Forty Thousand Choices and Nothing to Eat: How the American Supermarket Lost the Plot
Forty Thousand Choices and Nothing to Eat: How the American Supermarket Lost the Plot
Stand in the yogurt aisle of a modern American supermarket for sixty seconds and just look.
There's regular yogurt, Greek yogurt, Icelandic yogurt, Australian yogurt, and yogurt that is technically a dessert but positioned near the health food. There are full-fat, low-fat, no-fat, and high-protein versions of all of the above. There are flavors — dozens of them — ranging from strawberry to key lime pie to something called "birthday cake." There are brands you recognize, brands you've never heard of, and store brands that mimic both. The section is, conservatively, thirty feet long.
This is just yogurt.
Now imagine the rest of the store.
What a Grocery Store Actually Looked Like in 1960
The mid-century American supermarket was a genuinely different place — not just smaller, but organized around a different idea of what shopping was for.
A typical store in 1960 carried somewhere around 4,000 individual products. That sounds like a lot until you compare it to today's average of 30,000 to 40,000 SKUs in a standard supermarket, and the 50,000-plus you'll find in a large-format store. The 1960 grocery store had one kind of ketchup, maybe two. It had a handful of breakfast cereals. The bread aisle was an actual aisle — not a destination.
Produce came from regional farms and reflected the actual season. You didn't buy strawberries in February, because there were no strawberries in February. Meat came from a butcher counter where someone who knew what they were doing could tell you how to cook it. Canned goods were practical, not nostalgic.
The store was a place you went to buy what you needed. You generally knew what that was before you arrived.
The Explosion That Changed Everything
The shift didn't happen overnight, but the acceleration was remarkable.
Through the 1960s and 70s, food manufacturers discovered something important: more variety meant more shelf space, and more shelf space meant more revenue. Introducing a new flavor of an existing product was cheap to produce and easy to market. The grocery store became a battleground for brand visibility, and the number of products multiplied accordingly.
The rise of national distribution networks meant that regional and seasonal limitations largely disappeared.
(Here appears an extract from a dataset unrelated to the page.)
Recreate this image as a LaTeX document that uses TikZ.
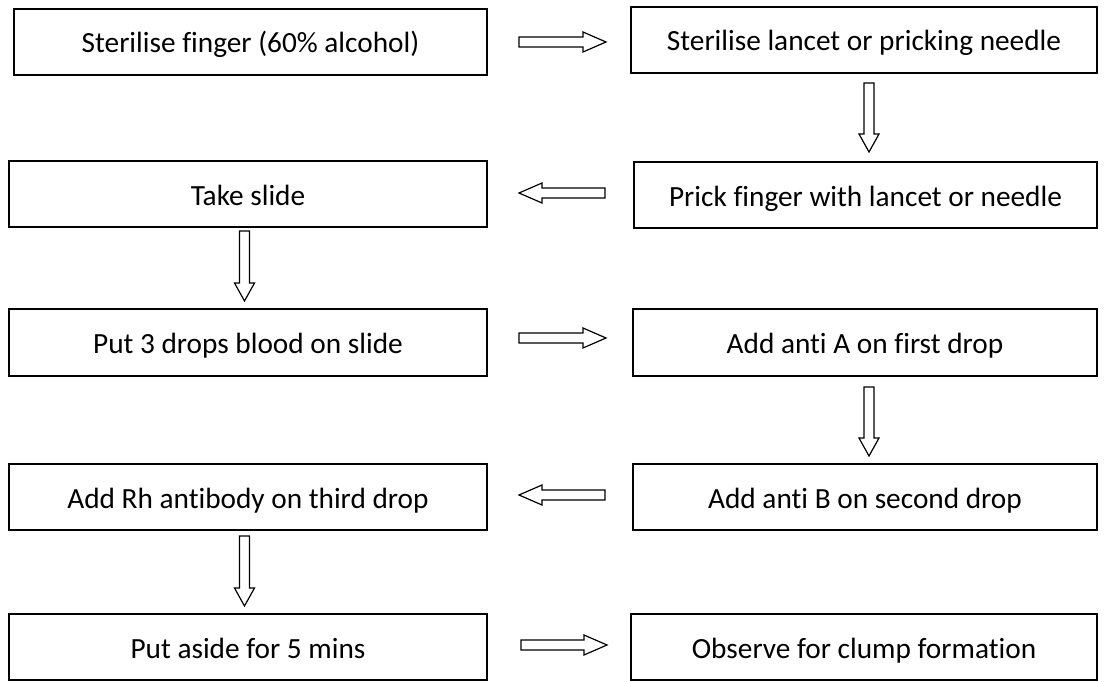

Advances in food preservation, refrigeration, and global supply chains meant that almost anything could be available almost anywhere almost all the time.
By the 1980s, the supermarket was transforming into a mega-store. By the 1990s, stores like Kroger and Safeway were regularly stocking 15,000 to 20,000 products. Today's Whole Foods carries around 30,000. A large Walmart Supercenter can top 100,000 items across all departments.
The consumer, in theory, had never had it better.
The Paradox Nobody Advertised
Here's the thing about having 40,000 choices: it doesn't actually make the decision easier. Research on what psychologists call "choice overload" has consistently shown that beyond a certain point, more options lead to less satisfaction, more decision fatigue, and — counterintuitively — fewer purchases.
But the supermarket problem runs deeper than psychology experiments.
Somewhere in the expansion of options, the connection between buying food and knowing how to cook it started to fray. In 1960, most American households had at least one person who cooked from scratch as a matter of routine. The grocery store's limited inventory matched what those cooks actually needed: proteins, produce, pantry staples, dairy. The store assumed you knew what to do with these things.
Today's store makes a different assumption. It assumes you might not know — or might not want to bother. So alongside the raw ingredients, you'll find pre-marinated proteins, pre-cut vegetables, meal kits, heat-and-eat entrées, and fully prepared foods that require nothing from you except a microwave and a fork.
The store has, in a sense, absorbed the kitchen.
What We Actually Lost
This isn't an argument for going back to 1960. Nobody is seriously proposing we eliminate the February strawberry or reduce the cereal aisle to four options.
But there's something worth sitting with in the contrast between those two eras.
The 1960 grocery shopper typically went to the store with a mental list built around what they already knew how to cook. The shopping trip was transactional and relatively brief. Food had a relationship to season, region, and skill. You knew where things came from in a general sense, because most of it came from nearby.
The modern shopper often arrives without a plan, navigates an environment deliberately engineered to extend the visit and expand the basket, and leaves occasionally overwhelmed by the gap between what they bought and what they'll actually use before it expires.
America throws away roughly 30 to 40 percent of its food supply every year. Some of that waste happens at the farm and distribution level. But a significant portion happens in households — in refrigerators full of ingredients that never became meals, in yogurt varieties selected optimistically and forgotten, in produce bought with good intentions and discarded with quiet guilt.
The Store Reflects Us
The American supermarket is, in the end, a mirror. It shows us our appetites — for convenience, for novelty, for the feeling that we could cook something ambitious if we just had the right ingredients.
In 1960, the store offered less and expected more of the person shopping in it. Today the reverse is largely true.
Whether that trade was worth making is a question worth asking — maybe especially in the yogurt aisle, while you're standing there trying to decide.